## Data provided
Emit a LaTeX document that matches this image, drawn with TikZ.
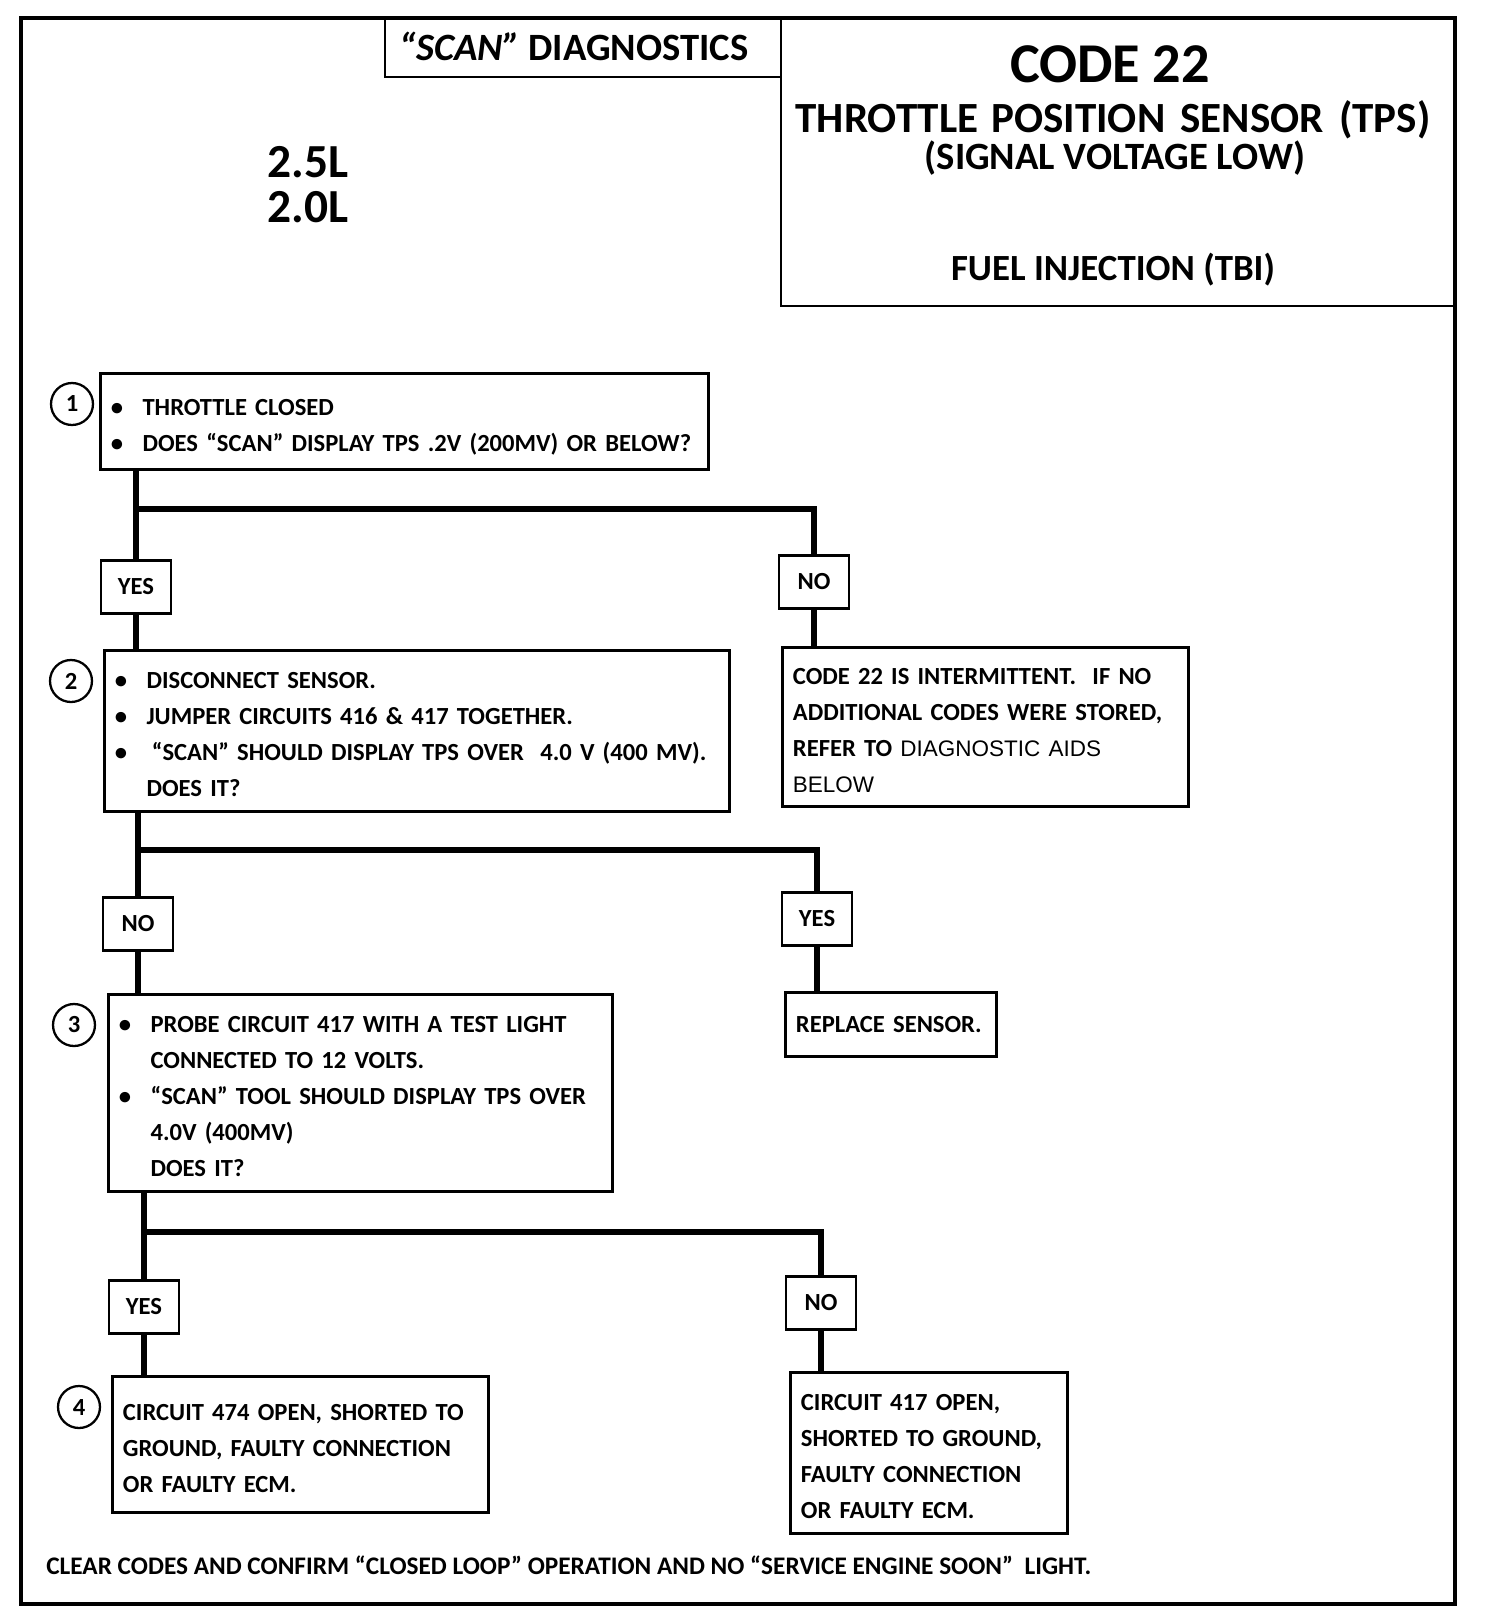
\documentclass[tikz,border=0pt]{standalone}
\usepackage{fontspec}
\setmainfont{Carlito}
\newfontfamily\plainfont{Liberation Sans}
\newcommand{\stepfont}{\bfseries\fontsize{14}{20.5}\selectfont}
\newcommand{\aidfont}{\plainfont\mdseries\fontsize{12.8}{20.5}\selectfont}
\newcommand{\bul}{\makebox[18pt][l]{\textbullet}}
\newcommand{\ind}{\hspace*{18pt}}
\newcommand{\steplines}[1]{\begin{tabular}{@{}l@{}}\rule{0pt}{19.5pt}#1\end{tabular}}
\begin{document}
\begin{tikzpicture}[x=0.02cm,y=-0.02cm,
    stepbox/.style={draw,line width=1.6pt,anchor=north west,align=left,inner xsep=6pt,inner ysep=0pt,font=\stepfont},
    answer/.style={draw,line width=1.6pt,minimum width=1.4cm,minimum height=1.06cm,inner sep=0pt,font=\stepfont},
    stepnum/.style={circle,draw,line width=1.3pt,minimum size=0.84cm,inner sep=0pt,font=\stepfont},
    flow/.style={line width=3.4pt},
    title/.style={inner sep=0pt,font=\bfseries}]
  \useasboundingbox (0,0) rectangle (1504,1612);
  % frame and header
  \draw[line width=2.8pt] (21,18) rectangle (1455,1604);
  \draw[line width=1.6pt] (385,18) rectangle (781,77);
  \draw[line width=1.6pt] (781,18) rectangle (1455,306);
  \node[title,font=\bfseries\fontsize{22}{24}\selectfont] (scan) at (574,46) {{\itshape “SCAN”} DIAGNOSTICS};
  \node[title,font=\bfseries\fontsize{27}{25.6}\selectfont,align=center] (engine) at (308,185) {2.5L\\2.0L};
  \node[title,font=\bfseries\fontsize{32}{36}\selectfont] (code) at (1110,64) {CODE 22};
  \node[title,font=\bfseries\fontsize{24.5}{28}\selectfont] (tps) at (1113,120)
    {THROTTLE\hspace{0.3em}POSITION\hspace{0.35em}SENSOR\hspace{0.35em}(TPS)};
  \node[title,font=\bfseries\fontsize{22}{24}\selectfont] (low) at (1115,158) {(SIGNAL VOLTAGE LOW)};
  \node[title,font=\bfseries\fontsize{21}{24}\selectfont] (tbi) at (1113,270) {FUEL INJECTION (TBI)};

  % steps
  \node[stepbox,text width=334pt,minimum height=1.92cm] (q1) at (99,372)
    {\steplines{\bul THROTTLE CLOSED\\\bul DOES “SCAN” DISPLAY TPS .2V (200MV) OR BELOW?}};
  \node[stepnum] (n1) at (72,404) {1};
  \node[answer] (yes1) at (136,587) {YES};
  \node[answer] (no1) at (814,582) {NO};
  \node[stepbox,text width=343.7pt,minimum height=3.22cm] (q2) at (103,649)
    {\steplines{\bul DISCONNECT SENSOR.\\\bul JUMPER CIRCUITS 416 \& 417 TOGETHER.\\\bul\hspace{3pt}“SCAN” SHOULD DISPLAY TPS OVER\ \ 4.0 V (400 MV).\\\ind DOES IT?}};
  \node[stepnum] (n2) at (71,681) {2};
  \node[stepbox,text width=219pt,minimum height=3.18cm] (intermit) at (781,646)
    {\steplines{CODE 22 IS INTERMITTENT.\ \ IF NO\\ADDITIONAL CODES WERE STORED,\\REFER TO {\aidfont DIAGNOSTIC AIDS}\\{\aidfont BELOW}}};
  \node[answer] (no2) at (138,924) {NO};
  \node[answer] (yes2) at (817,919) {YES};
  \node[stepbox,text width=274.8pt,minimum height=3.94cm] (q3) at (107,993)
    {\steplines{\bul PROBE CIRCUIT 417 WITH A TEST LIGHT\\\ind CONNECTED TO 12 VOLTS.\\\bul “SCAN” TOOL SHOULD DISPLAY TPS OVER\\\ind 4.0V (400MV)\\\ind DOES IT?}};
  \node[stepnum] (n3) at (74,1025) {3};
  \node[stepbox,text width=108pt,minimum height=1.28cm] (replace) at (784,991) {REPLACE SENSOR.};
  \node[answer] (yes3) at (144,1307) {YES};
  \node[answer] (no3) at (821,1303) {NO};
  \node[stepbox,text width=202pt,minimum height=2.72cm] (q4) at (111,1375)
    {\steplines{CIRCUIT 474 OPEN, SHORTED TO\\GROUND, FAULTY CONNECTION\\OR FAULTY ECM.}};
  \node[stepnum] (n4) at (79,1407) {4};
  \node[stepbox,text width=145.6pt,minimum height=3.22cm] (fault) at (789,1371)
    {\steplines{CIRCUIT 417 OPEN,\\SHORTED TO GROUND,\\FAULTY CONNECTION\\OR FAULTY ECM.}};
  \node[anchor=west,inner sep=0pt,font=\bfseries\fontsize{14.4}{20}\selectfont] (clear) at (46,1565)
    {CLEAR CODES AND CONFIRM “CLOSED LOOP” OPERATION AND NO “SERVICE ENGINE SOON”\ \ LIGHT.};

  % connectors
  \coordinate (b1) at (136,509);
  \coordinate (b2) at (138,850);
  \coordinate (b3) at (144,1232);
  \draw[flow] (q1.south -| yes1) -- (yes1.north);
  \draw[flow] (yes1.south) -- (yes1.south |- q2.north);
  \draw[flow] (b1) -| (no1.north);
  \draw[flow] (no1.south) -- (no1.south |- intermit.north);
  \draw[flow] (q2.south -| no2) -- (no2.north);
  \draw[flow] (no2.south) -- (no2.south |- q3.north);
  \draw[flow] (b2) -| (yes2.north);
  \draw[flow] (yes2.south) -- (yes2.south |- replace.north);
  \draw[flow] (q3.south -| yes3) -- (yes3.north);
  \draw[flow] (yes3.south) -- (yes3.south |- q4.north);
  \draw[flow] (b3) -| (no3.north);
  \draw[flow] (no3.south) -- (no3.south |- fault.north);
\end{tikzpicture}
\end{document}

## Task
Each line of the material must be retyped exactly, except that images are omitted.

## Output of the task
Emit a LaTeX document that matches this image, drawn with TikZ.
\documentclass[tikz,border=0pt]{standalone}
\usepackage{fontspec}
\setmainfont{Carlito}
\newfontfamily\plainfont{Liberation Sans}
\newcommand{\stepfont}{\bfseries\fontsize{14}{20.5}\selectfont}
\newcommand{\aidfont}{\plainfont\mdseries\fontsize{12.8}{20.5}\selectfont}
\newcommand{\bul}{\makebox[18pt][l]{\textbullet}}
\newcommand{\ind}{\hspace*{18pt}}
\newcommand{\steplines}[1]{\begin{tabular}{@{}l@{}}\rule{0pt}{19.5pt}#1\end{tabular}}
\begin{document}
\begin{tikzpicture}[x=0.02cm,y=-0.02cm,
    stepbox/.style={draw,line width=1.6pt,anchor=north west,align=left,inner xsep=6pt,inner ysep=0pt,font=\stepfont},
    answer/.style={draw,line width=1.6pt,minimum width=1.4cm,minimum height=1.06cm,inner sep=0pt,font=\stepfont},
    stepnum/.style={circle,draw,line width=1.3pt,minimum size=0.84cm,inner sep=0pt,font=\stepfont},
    flow/.style={line width=3.4pt},
    title/.style={inner sep=0pt,font=\bfseries}]
  \useasboundingbox (0,0) rectangle (1504,1612);
  % frame and header
  \draw[line width=2.8pt] (21,18) rectangle (1455,1604);
  \draw[line width=1.6pt] (385,18) rectangle (781,77);
  \draw[line width=1.6pt] (781,18) rectangle (1455,306);
  \node[title,font=\bfseries\fontsize{22}{24}\selectfont] (scan) at (574,46) {{\itshape “SCAN”} DIAGNOSTICS};
  \node[title,font=\bfseries\fontsize{27}{25.6}\selectfont,align=center] (engine) at (308,185) {2.5L\\2.0L};
  \node[title,font=\bfseries\fontsize{32}{36}\selectfont] (code) at (1110,64) {CODE 22};
  \node[title,font=\bfseries\fontsize{24.5}{28}\selectfont] (tps) at (1113,120)
    {THROTTLE\hspace{0.3em}POSITION\hspace{0.35em}SENSOR\hspace{0.35em}(TPS)};
  \node[title,font=\bfseries\fontsize{22}{24}\selectfont] (low) at (1115,158) {(SIGNAL VOLTAGE LOW)};
  \node[title,font=\bfseries\fontsize{21}{24}\selectfont] (tbi) at (1113,270) {FUEL INJECTION (TBI)};

  % steps
  \node[stepbox,text width=334pt,minimum height=1.92cm] (q1) at (99,372)
    {\steplines{\bul THROTTLE CLOSED\\\bul DOES “SCAN” DISPLAY TPS .2V (200MV) OR BELOW?}};
  \node[stepnum] (n1) at (72,404) {1};
  \node[answer] (yes1) at (136,587) {YES};
  \node[answer] (no1) at (814,582) {NO};
  \node[stepbox,text width=343.7pt,minimum height=3.22cm] (q2) at (103,649)
    {\steplines{\bul DISCONNECT SENSOR.\\\bul JUMPER CIRCUITS 416 \& 417 TOGETHER.\\\bul\hspace{3pt}“SCAN” SHOULD DISPLAY TPS OVER\ \ 4.0 V (400 MV).\\\ind DOES IT?}};
  \node[stepnum] (n2) at (71,681) {2};
  \node[stepbox,text width=219pt,minimum height=3.18cm] (intermit) at (781,646)
    {\steplines{CODE 22 IS INTERMITTENT.\ \ IF NO\\ADDITIONAL CODES WERE STORED,\\REFER TO {\aidfont DIAGNOSTIC AIDS}\\{\aidfont BELOW}}};
  \node[answer] (no2) at (138,924) {NO};
  \node[answer] (yes2) at (817,919) {YES};
  \node[stepbox,text width=274.8pt,minimum height=3.94cm] (q3) at (107,993)
    {\steplines{\bul PROBE CIRCUIT 417 WITH A TEST LIGHT\\\ind CONNECTED TO 12 VOLTS.\\\bul “SCAN” TOOL SHOULD DISPLAY TPS OVER\\\ind 4.0V (400MV)\\\ind DOES IT?}};
  \node[stepnum] (n3) at (74,1025) {3};
  \node[stepbox,text width=108pt,minimum height=1.28cm] (replace) at (784,991) {REPLACE SENSOR.};
  \node[answer] (yes3) at (144,1307) {YES};
  \node[answer] (no3) at (821,1303) {NO};
  \node[stepbox,text width=202pt,minimum height=2.72cm] (q4) at (111,1375)
    {\steplines{CIRCUIT 474 OPEN, SHORTED TO\\GROUND, FAULTY CONNECTION\\OR FAULTY ECM.}};
  \node[stepnum] (n4) at (79,1407) {4};
  \node[stepbox,text width=145.6pt,minimum height=3.22cm] (fault) at (789,1371)
    {\steplines{CIRCUIT 417 OPEN,\\SHORTED TO GROUND,\\FAULTY CONNECTION\\OR FAULTY ECM.}};
  \node[anchor=west,inner sep=0pt,font=\bfseries\fontsize{14.4}{20}\selectfont] (clear) at (46,1565)
    {CLEAR CODES AND CONFIRM “CLOSED LOOP” OPERATION AND NO “SERVICE ENGINE SOON”\ \ LIGHT.};

  % connectors
  \coordinate (b1) at (136,509);
  \coordinate (b2) at (138,850);
  \coordinate (b3) at (144,1232);
  \draw[flow] (q1.south -| yes1) -- (yes1.north);
  \draw[flow] (yes1.south) -- (yes1.south |- q2.north);
  \draw[flow] (b1) -| (no1.north);
  \draw[flow] (no1.south) -- (no1.south |- intermit.north);
  \draw[flow] (q2.south -| no2) -- (no2.north);
  \draw[flow] (no2.south) -- (no2.south |- q3.north);
  \draw[flow] (b2) -| (yes2.north);
  \draw[flow] (yes2.south) -- (yes2.south |- replace.north);
  \draw[flow] (q3.south -| yes3) -- (yes3.north);
  \draw[flow] (yes3.south) -- (yes3.south |- q4.north);
  \draw[flow] (b3) -| (no3.north);
  \draw[flow] (no3.south) -- (no3.south |- fault.north);
\end{tikzpicture}
\end{document}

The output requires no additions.